White accounts of emancipation are often fundamentally twisted, skewed by rank sentimentalism, rendering slaveholders and the enslaved as something closer to coworkers. But to say only that leaves us in a negative space. The people in those rooms were people, individuals. The rooms themselves were electric, full of possibility. Even if that possibility was to be crushed by something—the weight of history or narrative itself—does not mean that we should walk right past them, empower chronology so completely that we erase the might-have-beens and the sometimes-weres. Dominant narratives can erase pockets of resistance. And the capacity of a single policy shift to turn a master into a strange neighbor cannot be overstated, unless we are the ones overstating, for our own reasons. Which is why I want us to linger in these electric rooms, to think about their possibility.
We are sometimes, I believe, a little afraid of entering electric rooms. Of lacking certainty, or, worse, being seen by others as lacking certainty. Not seeming wild-eyed, but being caught moving away from certainty. Those of us who prize words and thinking cannot shake off the shibboleth of clarity in an unclear world. Definition closes around us so absurdly fast that we should recognize it for what it is: a closing off of possibilities, a shutting down. Certainty is something we make for ourselves for small reasons.
A few years ago, at the Metropolitan Museum of Art, I encountered Winslow Homer’s A Visit from the Old Mistress. Homer’s post-pastoral, post-traumatic, fully enigmatic scene was completed in 1876, the year that Reconstruction would effectively end, dooming African Americans to all that overtook them in the next era, centennial to bicentennial. The painting depicts three African American women plus a child, who are gathered near a hearth, and an older white woman, who stands in a doorway through which she has either been invited or intruded. One of the African American women is seated, which seems like a large choice, given the presence of the old mistress. In my read, there is no notion that she will be asked to sit.

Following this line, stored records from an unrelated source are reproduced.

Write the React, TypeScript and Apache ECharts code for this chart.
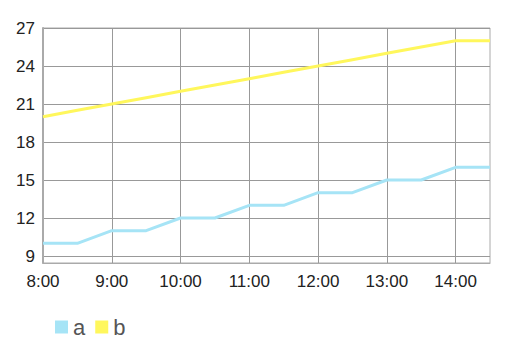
import React, { useEffect, useRef } from "react";
import * as echarts from "echarts";

const times = ["8:00", "8:30", "9:00", "9:30", "10:00", "10:30", "11:00", "11:30", "12:00", "12:30", "13:00", "13:30", "14:00", "14:30"];
const seriesA = [10, 10, 11, 11, 12, 12, 13, 13, 14, 14, 15, 15, 16, 16];
const seriesB = [20, 20.5, 21, 21.5, 22, 22.5, 23, 23.5, 24, 24.5, 25, 25.5, 26, 26];
const yTicks = [9, 12, 15, 18, 21, 24, 27];

export default function App() {
  const ref = useRef<HTMLDivElement>(null);
  useEffect(() => {
    if (!ref.current) return;
    const chart = echarts.init(ref.current, null, { renderer: "svg" });
    const font = "Liberation Sans, Helvetica, Arial, sans-serif";
    chart.setOption({
      animation: false,
      grid: {
        left: 43,
        right: 16,
        top: 28,
        bottom: 93,
        show: true,
        borderColor: "#aaaaaa",
        borderWidth: 1,
      },
      legend: {
        left: 50,
        top: 311,
        itemWidth: 13,
        itemHeight: 13,
        itemGap: 10,
        icon: "rect",
        textStyle: { fontSize: 22, color: "#555555", fontFamily: font },
        data: ["a", "b"],
      },
      xAxis: {
        type: "category",
        data: times,
        boundaryGap: false,
        axisLine: { lineStyle: { color: "#aaaaaa", width: 1 } },
        axisTick: { show: false },
        axisLabel: {
          interval: 1,
          color: "#222222",
          fontSize: 17,
          fontFamily: font,
          margin: 10,
        },
        splitLine: { show: true, interval: 1, lineStyle: { color: "#999999", width: 1 } },
      },
      yAxis: {
        type: "value",
        min: 8.45,
        max: 27,
        axisLine: { show: true, lineStyle: { color: "#aaaaaa", width: 2 } },
        axisTick: { show: false, customValues: yTicks },
        axisLabel: {
          customValues: yTicks,
          color: "#222222",
          fontSize: 17,
          fontFamily: font,
          margin: 8,
        },
        splitLine: { show: true, lineStyle: { color: "#999999", width: 1 } },
      },
      series: [
        {
          name: "a",
          type: "line",
          data: seriesA,
          symbol: "none",
          color: "#a6e4f6",
          lineStyle: { width: 3, color: "#a6e4f6" },
        },
        {
          name: "b",
          type: "line",
          data: seriesB,
          symbol: "none",
          color: "#fff75c",
          lineStyle: { width: 3, color: "#fff75c" },
        },
      ],
    });
    return () => chart.dispose();
  }, []);
  return <div ref={ref} style={{ width: 506, height: 356, position: "absolute", left: 0, top: 0 }} />;
}
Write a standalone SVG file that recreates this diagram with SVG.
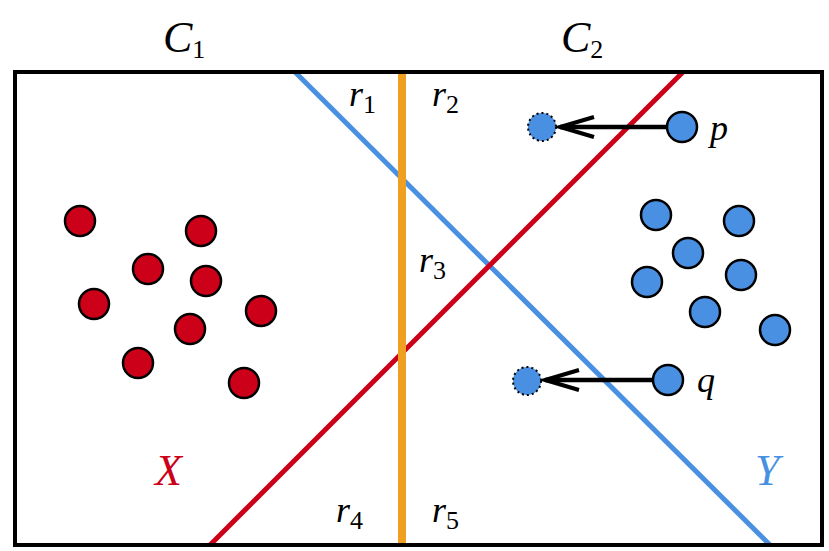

Is the painting sentimental, like the story I was told in the antique store? Who has the upper hand? Do we know? Do the subjects of the painting know? Women are visited by a woman who claimed ownership of their entire being. They stand there together. What happens next? Do we know, or do we only think we know? Despite the various readings over the years, Homer has left most of the questions the painting might ask unanswered. If we answer them too easily ourselves, we push past the possibility of what we might uncover. Rather than freeing us, analysis buries us again.